During the past two years, major manufacturers announced an annual one-time price increase effective at the beginning of 2012 and 2013. The pricing increases were realized in 2012 and appear to be holding so far in 2013. USG’s average U.S. wallboard price grew 17.4% yoy during 1Q‘13 and advanced 16.4% yoy during 2Q‘13.
Future ratings and Outlooks will be influenced by broad economic and construction market trends, as well as company specific activity, particularly free cash flow trends and liquidity.
Additional positive rating actions may be considered if the company shows further improvement in financial results and operating metrics, including debt to EBITDA levels trending at or below 4x and interest coverage above 3x, while maintaining at least $500 million of liquidity.
On the other hand, a negative rating action may be considered if the projected improvement in the construction market dissipates, leading to revenue declines in the 15% - 20% range, EBITDA margins in the low to mid-single digit range and total liquidity falling below $300 million.

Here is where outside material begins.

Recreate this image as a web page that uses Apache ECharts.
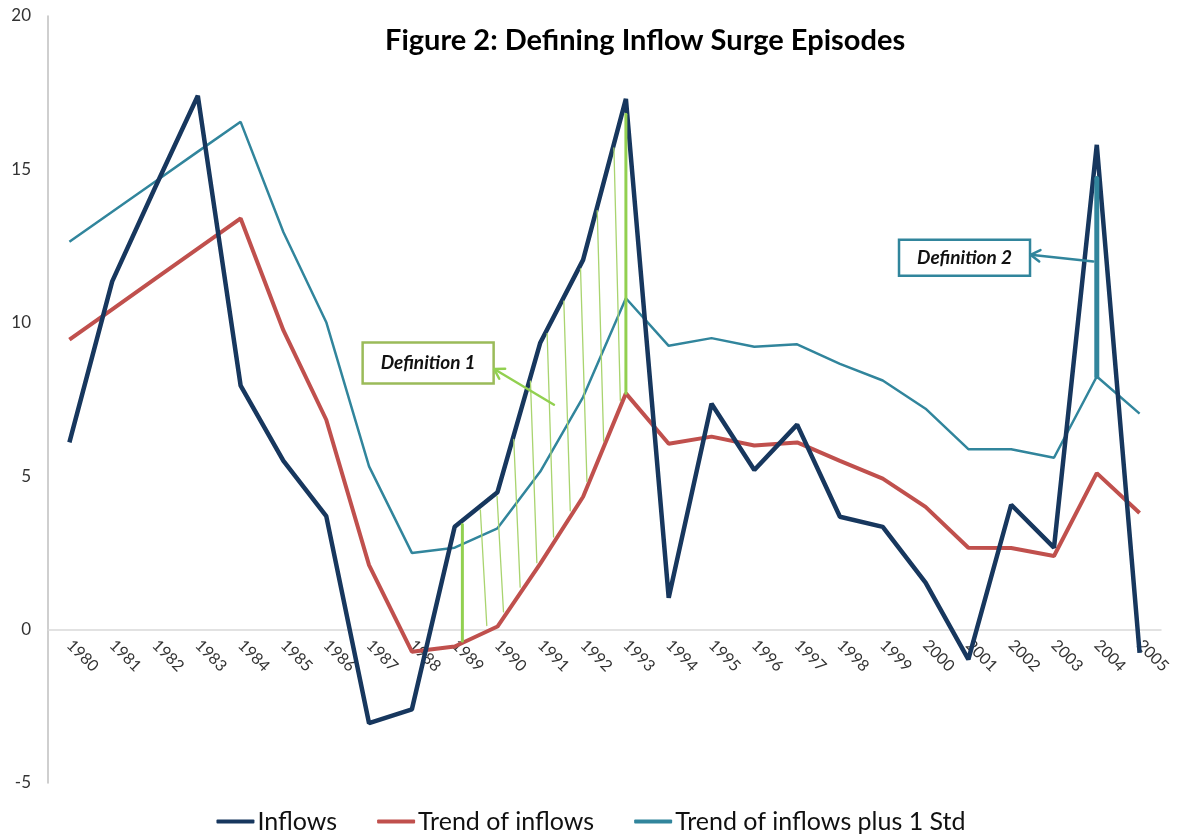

Fitch has upgraded the following ratings for USG:
--Long-term IDR to ‘B’ from ‘B-';
--Secured bank credit facility to ‘BB/RR1’ from ‘BB-/RR1’;
--Senior unsecured guaranteed notes to ‘BB-/RR2’ from ‘B+/RR2’.
--Senior unsecured notes to ‘B/RR4’ from ‘B-/RR4’;
--Convertible senior unsecured notes to ‘B/RR4’ from ‘B-/RR4’.
Fitch’s Recovery Rating (RR) of ‘RR1’ on USG’s $400 million secured revolving credit facility indicates outstanding recovery prospects for holders of this debt issue. Fitch’s ‘RR2’ on USG’s unsecured guaranteed notes indicates superior recovery prospects. (Currently, $659 million of unsecured notes are guaranteed on a senior unsecured basis by certain of USG’s domestic subsidiaries.) Fitch’s ‘RR4’ on USG’s senior unsecured notes that are not guaranteed by the company’s subsidiaries indicates average recovery prospects for holders of these debt issues. Fitch applied a going concern valuation analysis for these RRs.